CD duplo do pianista brasileiro com concertos de Brahms é lançado no Brasil.

Natural da pequena Boa Esperança, interior de Minas Gerais, o pianista Nelson Freire é uma figura como poucas no universo clássico. Em meio a um ambiente repleto de intrigas, fofocas e carreiristas ávidos para ascender ao estrelato, Freire é uma daquelas figuras que se mantém à parte de tudo isto, dedicando-se com afinco apenas àquilo o que interessa: a música.

Menino prodígio que desde os quatro anos dava recitais solo e já aos oito solava um concerto para piano e orquestra de Mozart, acompanhado pela Orquestra Sinfônica Brasileira, a trajetória de Freire foi marcada por prêmios e principalmente muitas apresentações no exterior (apesar de jamais ter fixado residência fora do Brasil). Seja sozinho, acompanhado das mais renomadas orquestras e regentes ou em pequenas formações de câmara – entre as quais seu duo com a também excepcional pianista argentina Martha Argerich – Freire conquistou platéias e admiradores (muitos deles músicos), fato que o torna um dos músicos mais requisitados em atividade.

Entretanto, entrevistas, festas e grandes eventos sociais – expedientes comuns na agenda de qualquer grande músico – são solenemente ignorados. Numa época em que freqüentemente carreiras artísticas são forjadas por meio de inserções na mídia, a introspecção de Freire é quase um “gol contra”, não fosse o fato de seu espantoso talento musical superar qualquer barreira que sua personalidade possa eventualmente imputar.

Apenas recentemente sua timidez foi vencida pelo cineasta João Moreira Salles para a produção do filme “Nelson Freire: um filme sobre um homem e sua música”, lançado em 2003 (já disponível em DVD) e que veio a se configurar com um dos documentários sobre música clássica mais belos e sensíveis já feitos.

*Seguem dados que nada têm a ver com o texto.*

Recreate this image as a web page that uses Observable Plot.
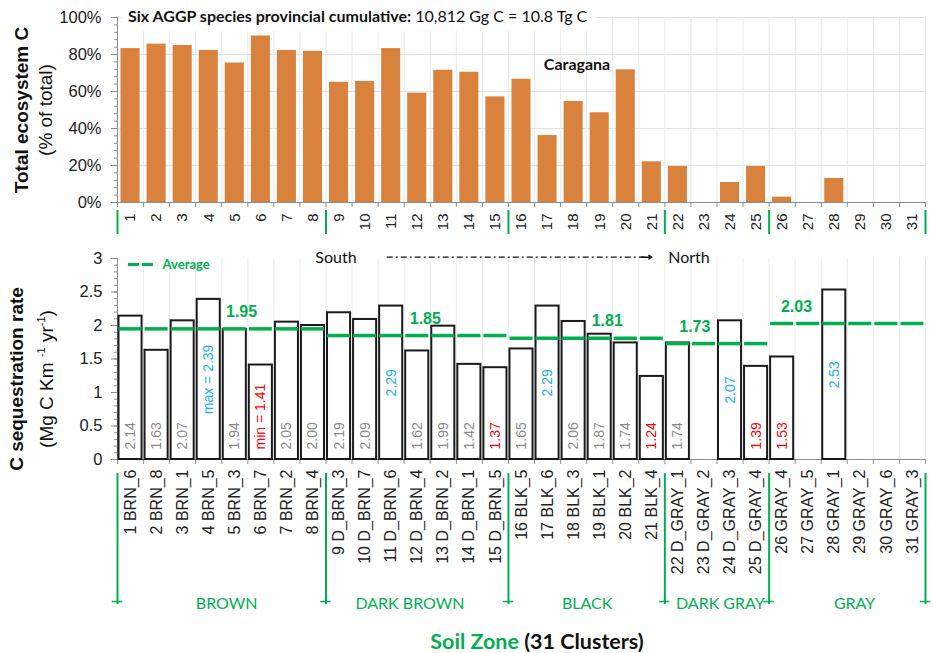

Prestes a completar 62 anos, Freire goza de uma reputação mundial que beira a unanimidade. Detentor de uma musicalidade ímpar, apenas nos últimos anos o mais renomado pianista brasileiro da atualidade tem freqüentado de forma mais regular os estúdios de gravação: Freire jamais grava uma obra sem ter a certeza de que ela esteja realmente pronta.

Desde o ano passado foram lançados dois álbuns dedicados a obras solo de Chopin (entre elas os “Études” opus 10 e 25) e um outro a Schumann (com o “Carnaval” e as “Cenas Infantis”, entre outras), resultado de anos de estudo e apresentações em público. Como não podia deixar de ser, já se tornaram gravações antológicas, obrigatórias em qualquer discoteca que se preze.

É para este mesmo caminho que deve seguir o álbum duplo “Brahms: The Piano Concertos” (Decca, 96 min., R$ 54, nacional) no qual Freire é acompanhado pela excelente orquestra do Gewandhaus de Leipzig, sob a regência do maestro italiano Riccardo Chailly.

Os dois concertos para piano e orquestra de Brahms – compostos e estreados pelo próprio compositor ao piano em 1859 e 1881, respectivamente – são obras-chave no repertório do Romântico alemão, seja pela importância que desenvolvem na obra do compositor, seja pela beleza que as inseriram no cânone pianístico.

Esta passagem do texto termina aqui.